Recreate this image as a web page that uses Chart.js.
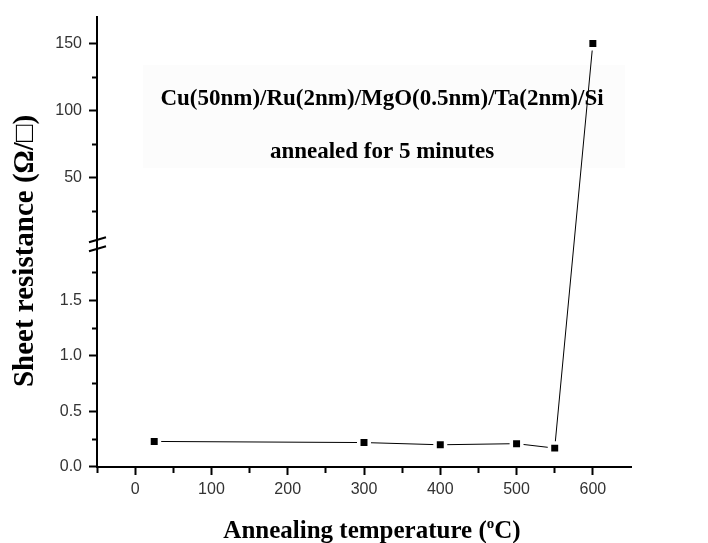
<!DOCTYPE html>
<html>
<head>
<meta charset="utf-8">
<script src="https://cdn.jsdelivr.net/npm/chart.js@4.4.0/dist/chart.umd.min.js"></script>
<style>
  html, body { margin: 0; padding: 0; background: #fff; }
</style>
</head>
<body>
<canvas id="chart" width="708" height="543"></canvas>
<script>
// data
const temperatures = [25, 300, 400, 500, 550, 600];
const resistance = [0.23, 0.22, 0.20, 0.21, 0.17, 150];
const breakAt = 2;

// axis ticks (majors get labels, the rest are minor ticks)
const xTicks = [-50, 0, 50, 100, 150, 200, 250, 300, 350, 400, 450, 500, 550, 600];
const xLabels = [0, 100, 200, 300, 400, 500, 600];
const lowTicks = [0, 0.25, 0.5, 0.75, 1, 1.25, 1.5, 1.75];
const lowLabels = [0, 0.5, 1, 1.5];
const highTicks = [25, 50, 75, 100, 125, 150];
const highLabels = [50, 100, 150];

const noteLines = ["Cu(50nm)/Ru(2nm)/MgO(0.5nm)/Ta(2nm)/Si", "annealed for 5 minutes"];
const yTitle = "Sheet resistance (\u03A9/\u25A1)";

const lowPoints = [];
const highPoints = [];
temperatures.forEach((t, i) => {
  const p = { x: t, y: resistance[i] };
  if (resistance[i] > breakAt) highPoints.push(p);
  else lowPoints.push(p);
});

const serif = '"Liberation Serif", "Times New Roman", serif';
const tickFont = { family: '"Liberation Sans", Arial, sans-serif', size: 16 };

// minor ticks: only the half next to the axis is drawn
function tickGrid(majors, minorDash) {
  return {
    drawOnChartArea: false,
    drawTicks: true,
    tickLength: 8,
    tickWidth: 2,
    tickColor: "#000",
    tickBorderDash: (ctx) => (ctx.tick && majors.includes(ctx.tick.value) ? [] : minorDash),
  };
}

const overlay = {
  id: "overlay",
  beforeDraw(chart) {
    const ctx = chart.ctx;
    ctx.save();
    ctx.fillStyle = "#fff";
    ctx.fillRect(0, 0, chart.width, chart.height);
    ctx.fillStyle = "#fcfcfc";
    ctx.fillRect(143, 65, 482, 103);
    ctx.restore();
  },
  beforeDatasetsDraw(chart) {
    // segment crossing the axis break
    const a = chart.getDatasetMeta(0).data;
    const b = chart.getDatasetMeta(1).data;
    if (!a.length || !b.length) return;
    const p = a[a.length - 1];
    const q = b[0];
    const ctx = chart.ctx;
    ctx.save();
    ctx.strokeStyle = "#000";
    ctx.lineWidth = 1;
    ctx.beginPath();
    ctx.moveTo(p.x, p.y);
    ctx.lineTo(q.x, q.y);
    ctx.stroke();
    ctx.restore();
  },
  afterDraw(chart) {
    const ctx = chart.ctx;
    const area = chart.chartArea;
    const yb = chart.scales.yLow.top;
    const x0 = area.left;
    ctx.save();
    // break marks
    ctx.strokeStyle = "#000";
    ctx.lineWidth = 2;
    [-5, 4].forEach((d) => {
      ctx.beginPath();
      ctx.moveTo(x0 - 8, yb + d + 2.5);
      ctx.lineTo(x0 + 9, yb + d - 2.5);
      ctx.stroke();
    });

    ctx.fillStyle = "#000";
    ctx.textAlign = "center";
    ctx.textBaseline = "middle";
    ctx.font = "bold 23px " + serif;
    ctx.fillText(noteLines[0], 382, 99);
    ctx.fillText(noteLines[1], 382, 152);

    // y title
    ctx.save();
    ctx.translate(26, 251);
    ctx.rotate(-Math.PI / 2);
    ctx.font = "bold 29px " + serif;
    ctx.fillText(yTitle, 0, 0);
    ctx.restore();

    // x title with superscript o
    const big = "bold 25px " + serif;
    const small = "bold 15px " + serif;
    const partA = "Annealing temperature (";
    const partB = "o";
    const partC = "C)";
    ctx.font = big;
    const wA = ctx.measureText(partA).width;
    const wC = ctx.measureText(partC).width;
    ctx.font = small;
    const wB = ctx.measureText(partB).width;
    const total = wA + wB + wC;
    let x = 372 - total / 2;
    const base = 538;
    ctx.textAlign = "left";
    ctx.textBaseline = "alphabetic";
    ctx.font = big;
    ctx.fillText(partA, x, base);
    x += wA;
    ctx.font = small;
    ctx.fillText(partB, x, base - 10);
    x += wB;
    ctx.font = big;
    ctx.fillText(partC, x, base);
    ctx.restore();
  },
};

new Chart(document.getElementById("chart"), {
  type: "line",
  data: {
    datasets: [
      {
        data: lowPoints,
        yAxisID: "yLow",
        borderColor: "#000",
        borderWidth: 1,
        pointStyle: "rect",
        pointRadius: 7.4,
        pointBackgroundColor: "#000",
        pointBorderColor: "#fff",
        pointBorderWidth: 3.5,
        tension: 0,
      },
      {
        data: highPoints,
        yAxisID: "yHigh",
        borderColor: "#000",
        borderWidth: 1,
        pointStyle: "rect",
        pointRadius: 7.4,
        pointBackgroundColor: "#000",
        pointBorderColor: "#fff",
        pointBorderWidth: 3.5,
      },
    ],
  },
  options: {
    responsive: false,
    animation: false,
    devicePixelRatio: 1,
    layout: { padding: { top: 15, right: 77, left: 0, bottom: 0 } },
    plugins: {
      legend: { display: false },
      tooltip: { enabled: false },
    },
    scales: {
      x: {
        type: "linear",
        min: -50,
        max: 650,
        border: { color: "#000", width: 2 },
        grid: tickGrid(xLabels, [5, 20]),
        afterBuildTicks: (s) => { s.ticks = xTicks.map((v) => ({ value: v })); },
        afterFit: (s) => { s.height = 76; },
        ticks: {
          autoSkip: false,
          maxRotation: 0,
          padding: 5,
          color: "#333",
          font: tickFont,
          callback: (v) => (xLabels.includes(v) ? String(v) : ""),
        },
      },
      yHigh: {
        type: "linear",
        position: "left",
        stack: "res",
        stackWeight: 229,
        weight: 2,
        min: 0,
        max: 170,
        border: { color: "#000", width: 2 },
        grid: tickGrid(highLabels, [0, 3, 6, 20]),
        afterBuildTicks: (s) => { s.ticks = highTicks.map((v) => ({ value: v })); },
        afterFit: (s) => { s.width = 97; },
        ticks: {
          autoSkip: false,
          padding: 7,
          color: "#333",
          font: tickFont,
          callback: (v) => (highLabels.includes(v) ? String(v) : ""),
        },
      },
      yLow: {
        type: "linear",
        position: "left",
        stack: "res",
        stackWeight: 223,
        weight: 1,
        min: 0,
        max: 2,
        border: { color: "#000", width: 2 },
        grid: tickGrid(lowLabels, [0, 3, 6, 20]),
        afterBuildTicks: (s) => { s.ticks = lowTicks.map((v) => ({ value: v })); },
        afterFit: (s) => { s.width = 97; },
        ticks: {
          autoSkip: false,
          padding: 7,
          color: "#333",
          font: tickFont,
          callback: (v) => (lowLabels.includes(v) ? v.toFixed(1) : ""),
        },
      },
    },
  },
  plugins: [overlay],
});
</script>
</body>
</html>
::::
REQUIRED WORK: Reproduce every line above as written, skipping pictures.

EXERCISE SOLUTION:
Recreate this image as a web page that uses Chart.js.
<!DOCTYPE html>
<html>
<head>
<meta charset="utf-8">
<script src="https://cdn.jsdelivr.net/npm/chart.js@4.4.0/dist/chart.umd.min.js"></script>
<style>
  html, body { margin: 0; padding: 0; background: #fff; }
</style>
</head>
<body>
<canvas id="chart" width="708" height="543"></canvas>
<script>
// data
const temperatures = [25, 300, 400, 500, 550, 600];
const resistance = [0.23, 0.22, 0.20, 0.21, 0.17, 150];
const breakAt = 2;

// axis ticks (majors get labels, the rest are minor ticks)
const xTicks = [-50, 0, 50, 100, 150, 200, 250, 300, 350, 400, 450, 500, 550, 600];
const xLabels = [0, 100, 200, 300, 400, 500, 600];
const lowTicks = [0, 0.25, 0.5, 0.75, 1, 1.25, 1.5, 1.75];
const lowLabels = [0, 0.5, 1, 1.5];
const highTicks = [25, 50, 75, 100, 125, 150];
const highLabels = [50, 100, 150];

const noteLines = ["Cu(50nm)/Ru(2nm)/MgO(0.5nm)/Ta(2nm)/Si", "annealed for 5 minutes"];
const yTitle = "Sheet resistance (\u03A9/\u25A1)";

const lowPoints = [];
const highPoints = [];
temperatures.forEach((t, i) => {
  const p = { x: t, y: resistance[i] };
  if (resistance[i] > breakAt) highPoints.push(p);
  else lowPoints.push(p);
});

const serif = '"Liberation Serif", "Times New Roman", serif';
const tickFont = { family: '"Liberation Sans", Arial, sans-serif', size: 16 };

// minor ticks: only the half next to the axis is drawn
function tickGrid(majors, minorDash) {
  return {
    drawOnChartArea: false,
    drawTicks: true,
    tickLength: 8,
    tickWidth: 2,
    tickColor: "#000",
    tickBorderDash: (ctx) => (ctx.tick && majors.includes(ctx.tick.value) ? [] : minorDash),
  };
}

const overlay = {
  id: "overlay",
  beforeDraw(chart) {
    const ctx = chart.ctx;
    ctx.save();
    ctx.fillStyle = "#fff";
    ctx.fillRect(0, 0, chart.width, chart.height);
    ctx.fillStyle = "#fcfcfc";
    ctx.fillRect(143, 65, 482, 103);
    ctx.restore();
  },
  beforeDatasetsDraw(chart) {
    // segment crossing the axis break
    const a = chart.getDatasetMeta(0).data;
    const b = chart.getDatasetMeta(1).data;
    if (!a.length || !b.length) return;
    const p = a[a.length - 1];
    const q = b[0];
    const ctx = chart.ctx;
    ctx.save();
    ctx.strokeStyle = "#000";
    ctx.lineWidth = 1;
    ctx.beginPath();
    ctx.moveTo(p.x, p.y);
    ctx.lineTo(q.x, q.y);
    ctx.stroke();
    ctx.restore();
  },
  afterDraw(chart) {
    const ctx = chart.ctx;
    const area = chart.chartArea;
    const yb = chart.scales.yLow.top;
    const x0 = area.left;
    ctx.save();
    // break marks
    ctx.strokeStyle = "#000";
    ctx.lineWidth = 2;
    [-5, 4].forEach((d) => {
      ctx.beginPath();
      ctx.moveTo(x0 - 8, yb + d + 2.5);
      ctx.lineTo(x0 + 9, yb + d - 2.5);
      ctx.stroke();
    });

    ctx.fillStyle = "#000";
    ctx.textAlign = "center";
    ctx.textBaseline = "middle";
    ctx.font = "bold 23px " + serif;
    ctx.fillText(noteLines[0], 382, 99);
    ctx.fillText(noteLines[1], 382, 152);

    // y title
    ctx.save();
    ctx.translate(26, 251);
    ctx.rotate(-Math.PI / 2);
    ctx.font = "bold 29px " + serif;
    ctx.fillText(yTitle, 0, 0);
    ctx.restore();

    // x title with superscript o
    const big = "bold 25px " + serif;
    const small = "bold 15px " + serif;
    const partA = "Annealing temperature (";
    const partB = "o";
    const partC = "C)";
    ctx.font = big;
    const wA = ctx.measureText(partA).width;
    const wC = ctx.measureText(partC).width;
    ctx.font = small;
    const wB = ctx.measureText(partB).width;
    const total = wA + wB + wC;
    let x = 372 - total / 2;
    const base = 538;
    ctx.textAlign = "left";
    ctx.textBaseline = "alphabetic";
    ctx.font = big;
    ctx.fillText(partA, x, base);
    x += wA;
    ctx.font = small;
    ctx.fillText(partB, x, base - 10);
    x += wB;
    ctx.font = big;
    ctx.fillText(partC, x, base);
    ctx.restore();
  },
};

new Chart(document.getElementById("chart"), {
  type: "line",
  data: {
    datasets: [
      {
        data: lowPoints,
        yAxisID: "yLow",
        borderColor: "#000",
        borderWidth: 1,
        pointStyle: "rect",
        pointRadius: 7.4,
        pointBackgroundColor: "#000",
        pointBorderColor: "#fff",
        pointBorderWidth: 3.5,
        tension: 0,
      },
      {
        data: highPoints,
        yAxisID: "yHigh",
        borderColor: "#000",
        borderWidth: 1,
        pointStyle: "rect",
        pointRadius: 7.4,
        pointBackgroundColor: "#000",
        pointBorderColor: "#fff",
        pointBorderWidth: 3.5,
      },
    ],
  },
  options: {
    responsive: false,
    animation: false,
    devicePixelRatio: 1,
    layout: { padding: { top: 15, right: 77, left: 0, bottom: 0 } },
    plugins: {
      legend: { display: false },
      tooltip: { enabled: false },
    },
    scales: {
      x: {
        type: "linear",
        min: -50,
        max: 650,
        border: { color: "#000", width: 2 },
        grid: tickGrid(xLabels, [5, 20]),
        afterBuildTicks: (s) => { s.ticks = xTicks.map((v) => ({ value: v })); },
        afterFit: (s) => { s.height = 76; },
        ticks: {
          autoSkip: false,
          maxRotation: 0,
          padding: 5,
          color: "#333",
          font: tickFont,
          callback: (v) => (xLabels.includes(v) ? String(v) : ""),
        },
      },
      yHigh: {
        type: "linear",
        position: "left",
        stack: "res",
        stackWeight: 229,
        weight: 2,
        min: 0,
        max: 170,
        border: { color: "#000", width: 2 },
        grid: tickGrid(highLabels, [0, 3, 6, 20]),
        afterBuildTicks: (s) => { s.ticks = highTicks.map((v) => ({ value: v })); },
        afterFit: (s) => { s.width = 97; },
        ticks: {
          autoSkip: false,
          padding: 7,
          color: "#333",
          font: tickFont,
          callback: (v) => (highLabels.includes(v) ? String(v) : ""),
        },
      },
      yLow: {
        type: "linear",
        position: "left",
        stack: "res",
        stackWeight: 223,
        weight: 1,
        min: 0,
        max: 2,
        border: { color: "#000", width: 2 },
        grid: tickGrid(lowLabels, [0, 3, 6, 20]),
        afterBuildTicks: (s) => { s.ticks = lowTicks.map((v) => ({ value: v })); },
        afterFit: (s) => { s.width = 97; },
        ticks: {
          autoSkip: false,
          padding: 7,
          color: "#333",
          font: tickFont,
          callback: (v) => (lowLabels.includes(v) ? v.toFixed(1) : ""),
        },
      },
    },
  },
  plugins: [overlay],
});
</script>
</body>
</html>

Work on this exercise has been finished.